Exactly and only the lines from the first entry through the line with "import plotly.graph_objects as go" should be copied, both ends included, with no pictures.

--- begin RECORDED INFORMATION ---

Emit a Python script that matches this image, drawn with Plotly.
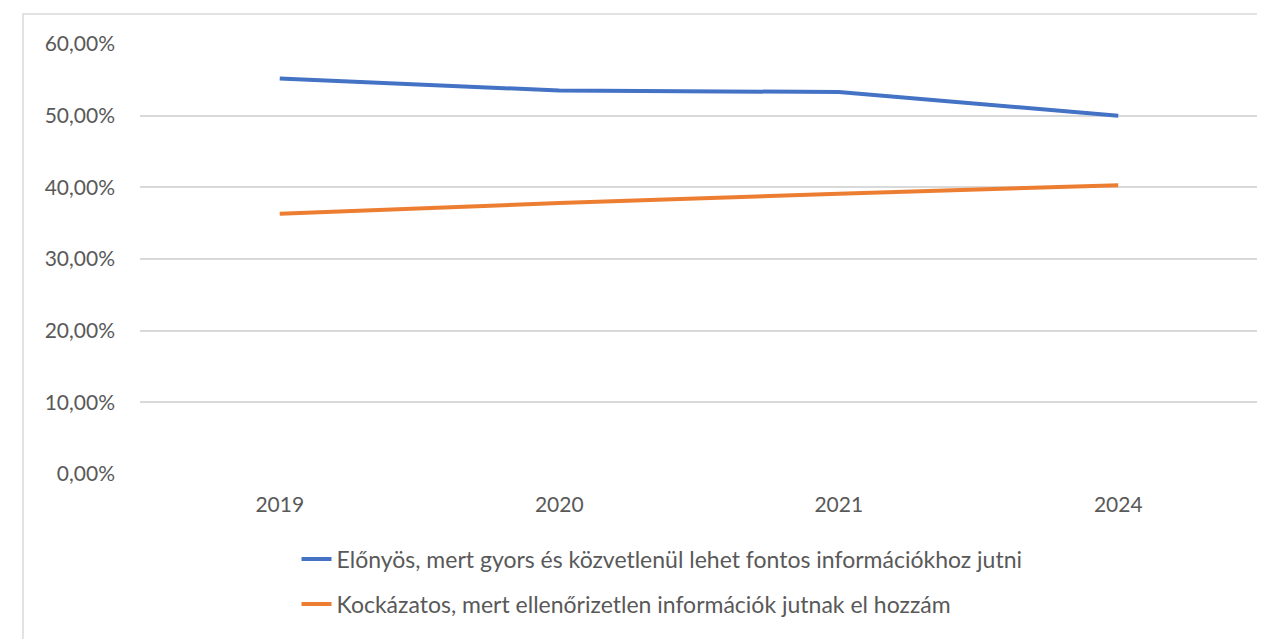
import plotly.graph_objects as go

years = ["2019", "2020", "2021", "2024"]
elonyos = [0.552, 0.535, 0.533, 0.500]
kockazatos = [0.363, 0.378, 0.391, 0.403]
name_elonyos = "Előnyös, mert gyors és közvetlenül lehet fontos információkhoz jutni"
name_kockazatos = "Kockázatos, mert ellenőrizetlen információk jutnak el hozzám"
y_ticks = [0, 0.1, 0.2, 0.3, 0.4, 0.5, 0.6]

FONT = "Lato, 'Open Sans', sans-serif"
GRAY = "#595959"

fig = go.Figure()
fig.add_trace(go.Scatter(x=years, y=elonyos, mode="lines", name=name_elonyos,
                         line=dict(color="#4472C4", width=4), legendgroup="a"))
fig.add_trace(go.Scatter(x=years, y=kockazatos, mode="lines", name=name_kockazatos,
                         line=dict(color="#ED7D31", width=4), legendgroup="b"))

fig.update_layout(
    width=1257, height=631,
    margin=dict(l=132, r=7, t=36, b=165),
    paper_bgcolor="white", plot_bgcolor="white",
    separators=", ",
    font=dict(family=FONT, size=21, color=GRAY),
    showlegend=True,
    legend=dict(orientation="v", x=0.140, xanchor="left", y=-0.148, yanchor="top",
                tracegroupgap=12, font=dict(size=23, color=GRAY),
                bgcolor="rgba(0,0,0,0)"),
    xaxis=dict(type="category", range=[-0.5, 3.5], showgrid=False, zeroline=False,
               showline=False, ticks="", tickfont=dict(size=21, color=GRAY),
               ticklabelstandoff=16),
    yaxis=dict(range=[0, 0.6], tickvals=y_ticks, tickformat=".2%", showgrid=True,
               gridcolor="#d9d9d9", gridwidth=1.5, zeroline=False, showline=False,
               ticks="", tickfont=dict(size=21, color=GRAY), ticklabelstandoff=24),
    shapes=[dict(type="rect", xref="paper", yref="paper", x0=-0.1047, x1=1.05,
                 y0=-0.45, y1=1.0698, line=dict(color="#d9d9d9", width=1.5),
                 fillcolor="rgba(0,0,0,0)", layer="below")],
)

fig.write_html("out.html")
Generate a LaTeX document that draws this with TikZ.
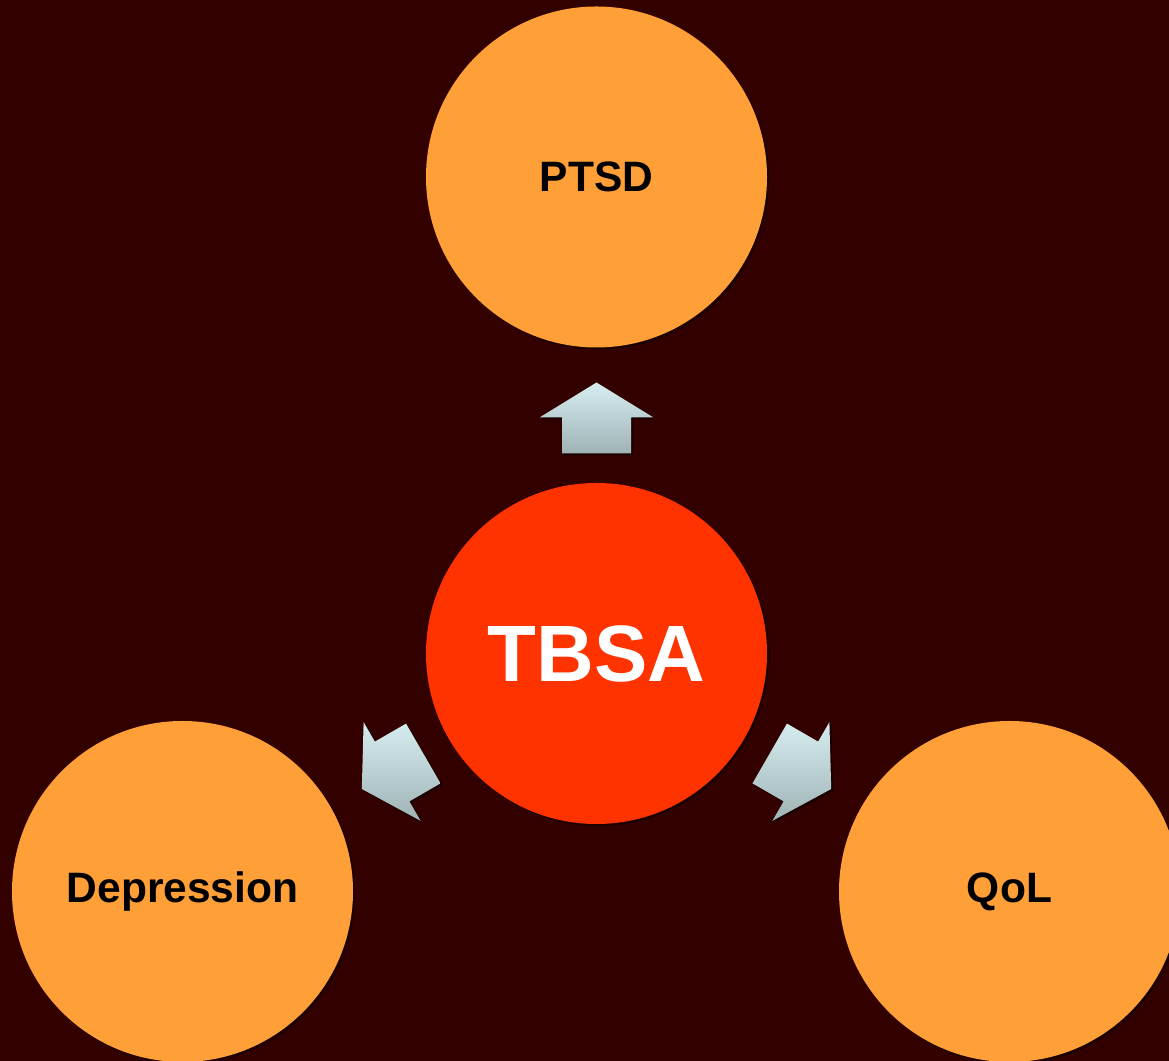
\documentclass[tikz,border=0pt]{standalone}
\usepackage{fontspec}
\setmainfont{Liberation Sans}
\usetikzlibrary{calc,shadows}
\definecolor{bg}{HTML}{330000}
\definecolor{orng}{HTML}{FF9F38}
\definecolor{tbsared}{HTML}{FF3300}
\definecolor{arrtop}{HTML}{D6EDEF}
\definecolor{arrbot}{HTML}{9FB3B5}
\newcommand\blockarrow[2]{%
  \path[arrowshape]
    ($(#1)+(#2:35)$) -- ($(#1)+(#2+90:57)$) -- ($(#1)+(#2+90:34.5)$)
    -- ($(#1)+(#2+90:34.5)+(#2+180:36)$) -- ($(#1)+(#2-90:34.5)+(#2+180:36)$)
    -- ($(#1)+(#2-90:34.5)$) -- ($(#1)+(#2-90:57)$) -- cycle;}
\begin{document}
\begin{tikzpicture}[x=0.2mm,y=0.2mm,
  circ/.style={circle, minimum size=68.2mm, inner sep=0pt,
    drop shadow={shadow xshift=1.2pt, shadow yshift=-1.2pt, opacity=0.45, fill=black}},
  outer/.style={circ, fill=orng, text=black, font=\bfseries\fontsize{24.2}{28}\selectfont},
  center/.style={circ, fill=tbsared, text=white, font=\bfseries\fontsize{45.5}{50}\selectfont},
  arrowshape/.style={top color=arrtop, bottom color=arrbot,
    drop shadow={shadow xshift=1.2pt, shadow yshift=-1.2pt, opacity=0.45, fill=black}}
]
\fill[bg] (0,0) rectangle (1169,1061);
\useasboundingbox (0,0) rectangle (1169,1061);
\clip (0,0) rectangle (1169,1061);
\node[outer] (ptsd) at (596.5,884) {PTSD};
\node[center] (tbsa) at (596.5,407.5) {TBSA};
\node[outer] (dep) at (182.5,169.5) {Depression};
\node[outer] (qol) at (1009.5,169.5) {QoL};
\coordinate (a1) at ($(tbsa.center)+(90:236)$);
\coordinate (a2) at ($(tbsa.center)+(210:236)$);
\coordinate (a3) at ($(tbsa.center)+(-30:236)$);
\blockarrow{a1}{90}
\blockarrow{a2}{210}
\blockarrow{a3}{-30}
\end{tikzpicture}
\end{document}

--- end RECORDED INFORMATION ---

◆ THE REPLY:
Emit a Python script that matches this image, drawn with Plotly.
import plotly.graph_objects as go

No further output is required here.